The blocking and scope of this shot are amazing.
Another example of Tarantino’s masterful use of the camera. He is so consistent that you forget how important this is until you watch a movie that gets this all wrong. (Cough Lost Angelas cough)
Chekov’s passenger.
Since this scene ends with homosexual oral rape at gunpoint, I hate to call it a Big-Lipped Alligator Moment… but it is a Big-Lipped Alligator Moment.
Someone is having some fun in this scene.
The Guitar incident. Jennifer is playing an antique 1870s Martin guitar lent by the Martin Guitar Museum in its last moments of life. Russel thought it was the replacement prop guitar. Jennifer’s reaction is genuine and in the film. Overlooked by this kerfuffle is that Jennifer really can sing and play quite well.
In the next hour we have this wonderful Buffalo Bill tea set.
Better test that blood sample with a heated piece of wire.
You know a little Grandma’s will get that stain right out.

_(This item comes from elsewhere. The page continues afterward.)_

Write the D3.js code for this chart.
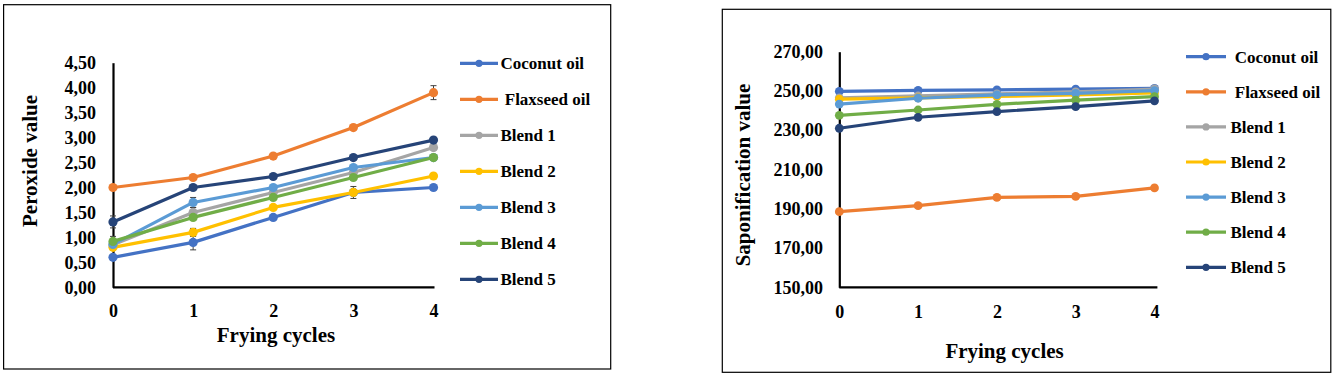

It is a shame that Tarantino doesn’t take his camera outside more because he does such a good job when he does.
Veteran stuntwoman Zoë Bell makes an appearance.
Happy woman in a Tarantino film? Better check their blood with a heated wire.
What?… checks notes… Hmm Channing Tatum is in the movie.
Jennifer saying “Rise my undead warriors” would have been a much better ending. Just saying.